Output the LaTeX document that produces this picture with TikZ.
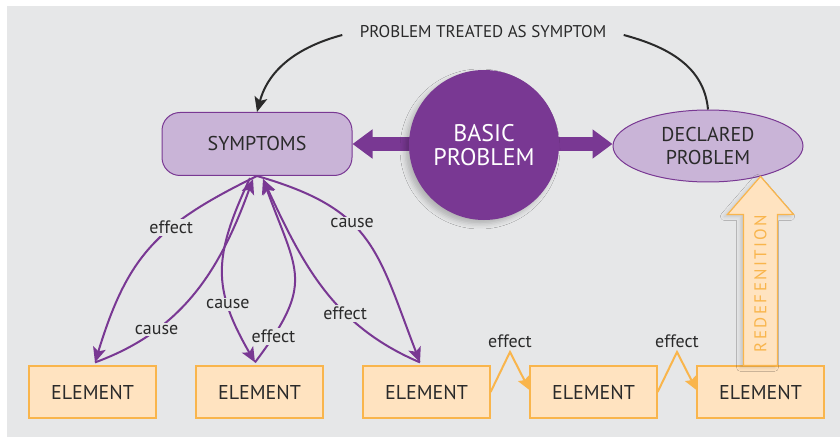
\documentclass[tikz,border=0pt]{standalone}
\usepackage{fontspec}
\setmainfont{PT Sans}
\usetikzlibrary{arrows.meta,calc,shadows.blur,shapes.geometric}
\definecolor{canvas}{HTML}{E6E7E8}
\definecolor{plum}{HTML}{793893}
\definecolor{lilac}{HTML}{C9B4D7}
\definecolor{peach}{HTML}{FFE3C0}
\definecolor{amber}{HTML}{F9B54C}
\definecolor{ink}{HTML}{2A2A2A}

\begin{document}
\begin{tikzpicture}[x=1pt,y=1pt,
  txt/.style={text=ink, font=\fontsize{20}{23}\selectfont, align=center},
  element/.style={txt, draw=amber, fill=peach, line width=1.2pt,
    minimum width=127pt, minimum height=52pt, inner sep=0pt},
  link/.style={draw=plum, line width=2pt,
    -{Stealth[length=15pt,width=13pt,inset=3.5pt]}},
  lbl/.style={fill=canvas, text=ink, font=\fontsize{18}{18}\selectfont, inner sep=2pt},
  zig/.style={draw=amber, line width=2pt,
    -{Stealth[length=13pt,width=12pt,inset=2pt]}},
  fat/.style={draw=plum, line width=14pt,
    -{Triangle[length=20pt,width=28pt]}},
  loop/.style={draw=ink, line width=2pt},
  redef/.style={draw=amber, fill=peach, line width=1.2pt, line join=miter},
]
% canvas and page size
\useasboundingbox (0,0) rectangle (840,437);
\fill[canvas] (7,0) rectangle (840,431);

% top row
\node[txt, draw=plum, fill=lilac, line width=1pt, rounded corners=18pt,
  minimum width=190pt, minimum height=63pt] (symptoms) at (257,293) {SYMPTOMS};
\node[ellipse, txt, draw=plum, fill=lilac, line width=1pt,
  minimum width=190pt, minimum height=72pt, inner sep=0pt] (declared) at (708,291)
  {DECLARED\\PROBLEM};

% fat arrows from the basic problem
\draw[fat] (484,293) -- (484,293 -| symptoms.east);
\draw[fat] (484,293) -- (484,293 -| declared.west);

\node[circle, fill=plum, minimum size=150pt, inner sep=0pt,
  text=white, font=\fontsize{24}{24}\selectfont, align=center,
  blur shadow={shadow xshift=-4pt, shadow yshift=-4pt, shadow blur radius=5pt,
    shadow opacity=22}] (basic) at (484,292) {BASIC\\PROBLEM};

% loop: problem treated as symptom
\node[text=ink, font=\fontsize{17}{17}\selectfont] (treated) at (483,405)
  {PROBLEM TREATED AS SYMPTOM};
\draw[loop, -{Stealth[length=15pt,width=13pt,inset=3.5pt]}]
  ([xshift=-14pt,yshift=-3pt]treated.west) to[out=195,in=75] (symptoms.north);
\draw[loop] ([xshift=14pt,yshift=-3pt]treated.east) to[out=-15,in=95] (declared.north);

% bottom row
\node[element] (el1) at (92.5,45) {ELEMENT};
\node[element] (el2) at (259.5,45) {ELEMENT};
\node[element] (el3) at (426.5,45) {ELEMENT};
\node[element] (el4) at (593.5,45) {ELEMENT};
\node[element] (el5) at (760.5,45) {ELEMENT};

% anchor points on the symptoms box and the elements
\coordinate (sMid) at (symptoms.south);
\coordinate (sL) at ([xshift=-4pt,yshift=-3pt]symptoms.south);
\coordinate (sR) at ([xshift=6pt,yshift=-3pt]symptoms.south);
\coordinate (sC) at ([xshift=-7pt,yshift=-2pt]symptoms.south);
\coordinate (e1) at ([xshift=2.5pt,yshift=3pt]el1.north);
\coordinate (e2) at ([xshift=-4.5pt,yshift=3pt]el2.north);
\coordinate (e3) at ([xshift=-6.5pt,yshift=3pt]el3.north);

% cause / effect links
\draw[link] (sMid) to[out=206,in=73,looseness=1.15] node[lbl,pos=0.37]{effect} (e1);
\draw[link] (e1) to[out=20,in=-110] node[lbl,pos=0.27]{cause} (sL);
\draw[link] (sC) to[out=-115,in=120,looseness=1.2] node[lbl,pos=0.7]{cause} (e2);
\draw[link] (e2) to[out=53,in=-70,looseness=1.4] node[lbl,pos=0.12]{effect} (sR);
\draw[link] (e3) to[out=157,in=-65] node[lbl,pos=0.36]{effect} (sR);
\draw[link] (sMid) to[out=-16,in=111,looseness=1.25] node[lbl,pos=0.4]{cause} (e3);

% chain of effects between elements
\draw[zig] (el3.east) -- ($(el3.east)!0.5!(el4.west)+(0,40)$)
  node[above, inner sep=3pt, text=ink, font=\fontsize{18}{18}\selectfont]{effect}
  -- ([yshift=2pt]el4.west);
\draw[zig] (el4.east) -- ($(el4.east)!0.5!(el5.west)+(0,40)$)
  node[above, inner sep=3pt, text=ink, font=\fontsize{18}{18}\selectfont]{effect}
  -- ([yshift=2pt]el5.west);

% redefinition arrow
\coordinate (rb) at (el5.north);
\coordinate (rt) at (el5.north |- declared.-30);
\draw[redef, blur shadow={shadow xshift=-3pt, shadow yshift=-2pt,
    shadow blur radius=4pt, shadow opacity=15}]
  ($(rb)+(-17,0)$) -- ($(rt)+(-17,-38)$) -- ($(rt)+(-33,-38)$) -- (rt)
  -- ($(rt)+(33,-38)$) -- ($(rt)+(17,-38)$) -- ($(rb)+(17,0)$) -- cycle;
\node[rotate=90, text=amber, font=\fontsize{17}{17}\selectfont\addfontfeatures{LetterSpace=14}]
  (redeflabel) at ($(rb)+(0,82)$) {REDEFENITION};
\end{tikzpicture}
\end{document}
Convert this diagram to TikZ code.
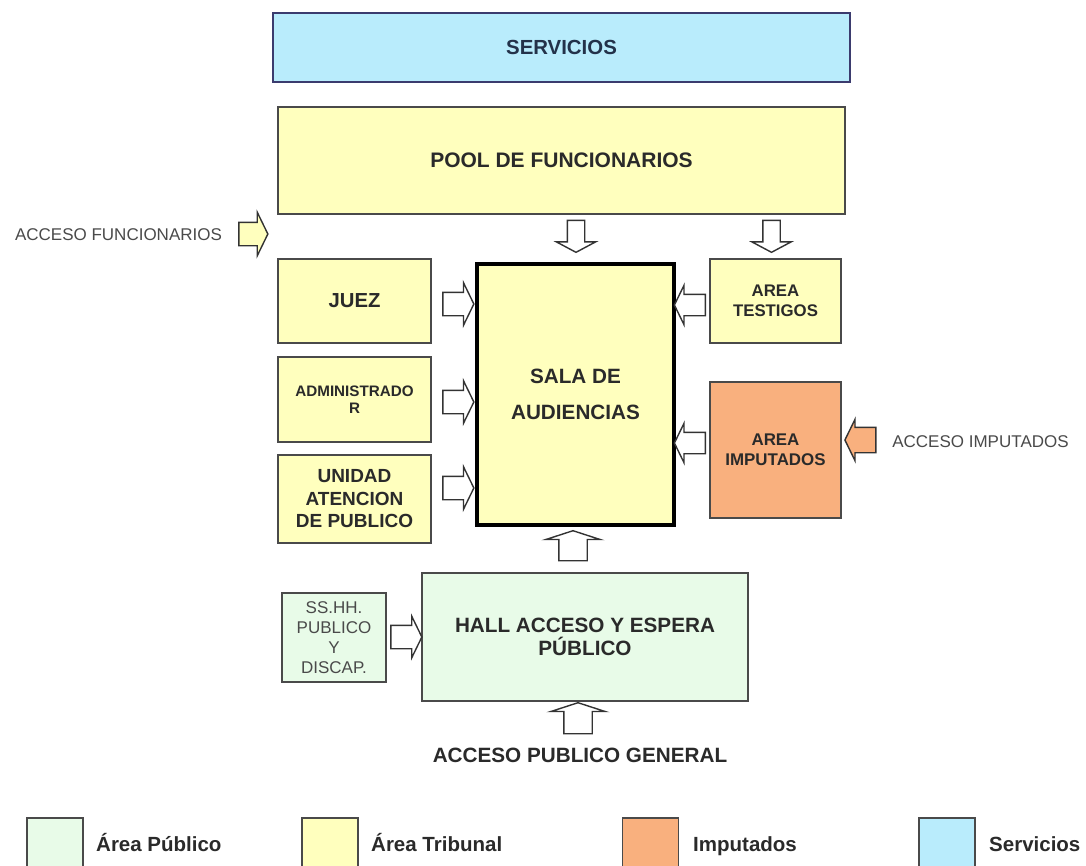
========================================================================
Give the lines again word for word, from the start of the records to the line holding "(basic) at (484,292)", both included, and leave out any picture.

Output the LaTeX document that produces this picture with TikZ.
\documentclass[tikz,border=0pt]{standalone}
\usepackage{fontspec}
\setmainfont{PT Sans}
\usetikzlibrary{arrows.meta,calc,shadows.blur,shapes.geometric}
\definecolor{canvas}{HTML}{E6E7E8}
\definecolor{plum}{HTML}{793893}
\definecolor{lilac}{HTML}{C9B4D7}
\definecolor{peach}{HTML}{FFE3C0}
\definecolor{amber}{HTML}{F9B54C}
\definecolor{ink}{HTML}{2A2A2A}

\begin{document}
\begin{tikzpicture}[x=1pt,y=1pt,
  txt/.style={text=ink, font=\fontsize{20}{23}\selectfont, align=center},
  element/.style={txt, draw=amber, fill=peach, line width=1.2pt,
    minimum width=127pt, minimum height=52pt, inner sep=0pt},
  link/.style={draw=plum, line width=2pt,
    -{Stealth[length=15pt,width=13pt,inset=3.5pt]}},
  lbl/.style={fill=canvas, text=ink, font=\fontsize{18}{18}\selectfont, inner sep=2pt},
  zig/.style={draw=amber, line width=2pt,
    -{Stealth[length=13pt,width=12pt,inset=2pt]}},
  fat/.style={draw=plum, line width=14pt,
    -{Triangle[length=20pt,width=28pt]}},
  loop/.style={draw=ink, line width=2pt},
  redef/.style={draw=amber, fill=peach, line width=1.2pt, line join=miter},
]
% canvas and page size
\useasboundingbox (0,0) rectangle (840,437);
\fill[canvas] (7,0) rectangle (840,431);

% top row
\node[txt, draw=plum, fill=lilac, line width=1pt, rounded corners=18pt,
  minimum width=190pt, minimum height=63pt] (symptoms) at (257,293) {SYMPTOMS};
\node[ellipse, txt, draw=plum, fill=lilac, line width=1pt,
  minimum width=190pt, minimum height=72pt, inner sep=0pt] (declared) at (708,291)
  {DECLARED\\PROBLEM};

% fat arrows from the basic problem
\draw[fat] (484,293) -- (484,293 -| symptoms.east);
\draw[fat] (484,293) -- (484,293 -| declared.west);

\node[circle, fill=plum, minimum size=150pt, inner sep=0pt,
  text=white, font=\fontsize{24}{24}\selectfont, align=center,
  blur shadow={shadow xshift=-4pt, shadow yshift=-4pt, shadow blur radius=5pt,
    shadow opacity=22}] (basic) at (484,292) {BASIC\\PROBLEM};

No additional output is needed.